To come to the subject at hand, I believe that these two cuts of meat are best when prepared in the following way. Let’s take, for example, a shoulder of mutton, and you can calculate the amounts you will need for a leg accordingly. I do not need to tell you that the animal should be of excellent quality, nice and fat. Let’s suppose that the shoulder weighs between 1 and 1-1/2 kilograms (about 2 to 3 pounds). Bone it, stud it with lardoons, and season inside and out with salt and pepper; then roll it and tie it into a nice shape. Place the meat in a casserole with 40 grams (about 1-1/3 ounces) of butter and brown it. Then add the following ingredients:
several lardoon or prosciutto rinds
1 bouquet garni made of parsley, celery, and carrot
1 whole medium-sized onion
the bones you have removed from the shoulder or leg, cracked
some scraps of raw meat, if you have any
1 glass of broth (1/2 glass will do
)
2 or 3 tablespoons of brandy
Put the mutton in enough cold water to almost cover it. Cover the pan tightly and simmer until the meat is cooked, which should take four or more hours if the meat is tough. Then strain the sauce, discarding what does not go through, skim off the fat, and serve only the mutton meat.

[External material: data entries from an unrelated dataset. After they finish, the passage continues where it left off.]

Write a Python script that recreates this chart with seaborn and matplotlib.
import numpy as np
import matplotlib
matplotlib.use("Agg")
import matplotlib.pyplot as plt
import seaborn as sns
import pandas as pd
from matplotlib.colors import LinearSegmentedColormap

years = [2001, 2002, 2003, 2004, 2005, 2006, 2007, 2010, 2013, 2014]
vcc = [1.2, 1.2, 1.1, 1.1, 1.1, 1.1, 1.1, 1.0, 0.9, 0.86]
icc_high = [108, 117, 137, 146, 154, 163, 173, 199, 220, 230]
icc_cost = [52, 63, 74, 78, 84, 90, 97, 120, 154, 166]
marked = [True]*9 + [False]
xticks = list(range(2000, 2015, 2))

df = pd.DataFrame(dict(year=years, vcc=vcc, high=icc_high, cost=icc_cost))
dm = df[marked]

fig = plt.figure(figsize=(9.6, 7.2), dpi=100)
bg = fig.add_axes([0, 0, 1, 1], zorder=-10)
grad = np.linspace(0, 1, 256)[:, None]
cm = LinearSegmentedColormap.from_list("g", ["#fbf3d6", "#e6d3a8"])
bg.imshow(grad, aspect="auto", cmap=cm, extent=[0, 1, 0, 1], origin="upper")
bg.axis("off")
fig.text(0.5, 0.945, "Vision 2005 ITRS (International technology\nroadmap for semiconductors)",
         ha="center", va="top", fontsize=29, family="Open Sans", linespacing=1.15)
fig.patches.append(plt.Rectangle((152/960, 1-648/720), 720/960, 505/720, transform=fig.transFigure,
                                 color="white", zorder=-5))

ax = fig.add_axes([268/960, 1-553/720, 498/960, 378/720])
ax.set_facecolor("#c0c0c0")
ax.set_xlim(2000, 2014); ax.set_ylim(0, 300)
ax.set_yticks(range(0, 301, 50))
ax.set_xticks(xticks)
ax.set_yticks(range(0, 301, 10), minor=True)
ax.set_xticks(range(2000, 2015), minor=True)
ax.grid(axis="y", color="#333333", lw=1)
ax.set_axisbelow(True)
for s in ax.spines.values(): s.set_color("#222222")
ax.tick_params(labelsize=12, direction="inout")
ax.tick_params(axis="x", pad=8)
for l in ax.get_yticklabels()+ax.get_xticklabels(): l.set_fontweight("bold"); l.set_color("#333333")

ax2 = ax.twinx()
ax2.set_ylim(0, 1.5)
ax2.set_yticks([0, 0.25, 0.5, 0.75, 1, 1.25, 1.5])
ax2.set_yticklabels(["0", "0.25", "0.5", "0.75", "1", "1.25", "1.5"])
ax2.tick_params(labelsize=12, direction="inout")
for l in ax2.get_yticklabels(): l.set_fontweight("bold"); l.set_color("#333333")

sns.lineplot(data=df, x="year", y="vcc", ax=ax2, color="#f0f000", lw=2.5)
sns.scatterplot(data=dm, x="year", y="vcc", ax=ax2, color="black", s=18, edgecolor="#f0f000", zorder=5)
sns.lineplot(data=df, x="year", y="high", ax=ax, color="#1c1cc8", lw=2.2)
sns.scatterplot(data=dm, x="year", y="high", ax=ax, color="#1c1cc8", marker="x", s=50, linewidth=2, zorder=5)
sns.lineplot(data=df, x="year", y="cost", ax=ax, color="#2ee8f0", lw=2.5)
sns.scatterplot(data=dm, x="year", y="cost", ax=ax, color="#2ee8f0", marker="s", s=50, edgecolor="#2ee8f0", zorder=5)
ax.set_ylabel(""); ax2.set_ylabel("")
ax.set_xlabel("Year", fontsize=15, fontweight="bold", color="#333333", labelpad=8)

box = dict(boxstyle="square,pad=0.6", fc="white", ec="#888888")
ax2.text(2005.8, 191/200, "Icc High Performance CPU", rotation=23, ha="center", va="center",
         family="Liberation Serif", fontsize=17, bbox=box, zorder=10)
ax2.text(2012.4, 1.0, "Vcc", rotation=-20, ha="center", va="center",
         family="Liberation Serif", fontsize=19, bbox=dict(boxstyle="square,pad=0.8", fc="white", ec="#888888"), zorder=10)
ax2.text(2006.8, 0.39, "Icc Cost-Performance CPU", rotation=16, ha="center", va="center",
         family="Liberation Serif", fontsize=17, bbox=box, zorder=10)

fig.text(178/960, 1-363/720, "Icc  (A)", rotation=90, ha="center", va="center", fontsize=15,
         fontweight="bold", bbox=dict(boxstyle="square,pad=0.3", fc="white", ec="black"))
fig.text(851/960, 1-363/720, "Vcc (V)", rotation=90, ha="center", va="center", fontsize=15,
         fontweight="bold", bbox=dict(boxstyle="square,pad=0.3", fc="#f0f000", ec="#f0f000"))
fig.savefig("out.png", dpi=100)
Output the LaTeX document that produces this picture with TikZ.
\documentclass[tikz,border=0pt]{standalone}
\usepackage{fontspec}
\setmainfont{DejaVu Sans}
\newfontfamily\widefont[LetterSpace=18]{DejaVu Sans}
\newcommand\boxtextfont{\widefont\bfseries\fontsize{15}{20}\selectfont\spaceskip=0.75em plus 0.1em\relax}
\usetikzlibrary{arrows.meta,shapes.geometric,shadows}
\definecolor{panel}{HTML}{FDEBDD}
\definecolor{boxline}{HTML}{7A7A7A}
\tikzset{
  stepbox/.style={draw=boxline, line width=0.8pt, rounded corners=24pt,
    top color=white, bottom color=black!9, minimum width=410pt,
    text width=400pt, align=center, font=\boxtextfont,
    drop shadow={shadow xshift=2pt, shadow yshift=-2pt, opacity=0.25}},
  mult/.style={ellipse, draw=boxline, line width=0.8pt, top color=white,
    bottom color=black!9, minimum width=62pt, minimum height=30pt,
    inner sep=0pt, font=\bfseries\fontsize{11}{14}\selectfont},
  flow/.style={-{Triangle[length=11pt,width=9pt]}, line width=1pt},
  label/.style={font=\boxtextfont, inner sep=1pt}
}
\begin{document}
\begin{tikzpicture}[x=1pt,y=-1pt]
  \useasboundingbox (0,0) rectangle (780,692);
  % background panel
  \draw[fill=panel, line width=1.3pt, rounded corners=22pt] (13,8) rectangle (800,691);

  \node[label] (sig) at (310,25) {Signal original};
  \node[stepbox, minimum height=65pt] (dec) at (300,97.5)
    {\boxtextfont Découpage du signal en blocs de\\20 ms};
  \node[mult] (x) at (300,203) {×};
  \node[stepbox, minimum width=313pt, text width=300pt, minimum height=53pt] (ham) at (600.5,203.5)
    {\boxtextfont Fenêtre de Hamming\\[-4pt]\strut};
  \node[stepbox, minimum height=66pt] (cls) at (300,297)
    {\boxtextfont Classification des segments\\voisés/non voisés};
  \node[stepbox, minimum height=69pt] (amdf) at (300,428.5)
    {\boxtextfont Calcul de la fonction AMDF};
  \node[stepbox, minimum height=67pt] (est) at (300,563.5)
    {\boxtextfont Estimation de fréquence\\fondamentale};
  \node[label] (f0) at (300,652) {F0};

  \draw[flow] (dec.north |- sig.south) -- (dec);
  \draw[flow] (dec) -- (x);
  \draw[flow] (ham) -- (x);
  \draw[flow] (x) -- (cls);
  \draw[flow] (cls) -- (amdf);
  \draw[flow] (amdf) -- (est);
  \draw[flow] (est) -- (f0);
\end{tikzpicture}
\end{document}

This dish is usually garnished with carrots, turnips, or shelled beans. If you use carrots, put two large whole carrots in with the meat. When they are done remove them and cut into small wheels, which you will add later. If you use turnips, make sure they are not too strong tasting if the weather has not been cold yet. Cut the turnips into four sections, blanch them, dice, brown lightly in butter and add to the sauce, which should be quite abundant. If you use beans, cook them first and then re-heat in the mutton sauce.
This is a simpler recipe, and preferable to the preceding one when you do not intend to accompany it with greens or legumes.
Take a shoulder of mutton, bone it, and stud it with lardoons rolled in salt and pepper. Salt the meat a bit, then roll it and tie tightly, before placing it to brown on the fire with 40 grams (about 1-1/3 ounces) of butter and half an onion studded with a clove. Remove the saucepan from the fire, and pour in a glass of water or, better yet, broth, a tablespoon of brandy, a
bouquet garni
, and a few chopped fresh tomatoes if they are in season. Cover the pan with a double sheet of paper and simmer for around three hours, turning the piece of meat often. When it is cooked, discard the onion, strain the sauce, skim off the fat, and pour the sauce over the meat before you send the dish to the table.
Be careful not to overcook the meat, otherwise you will not be able to slice it.
You can prepare a leg of mutton in the same way, using the appropriate amounts of seasonings. If you find the distinctive smell of mutton sickening, trim the fat while the meat is still raw.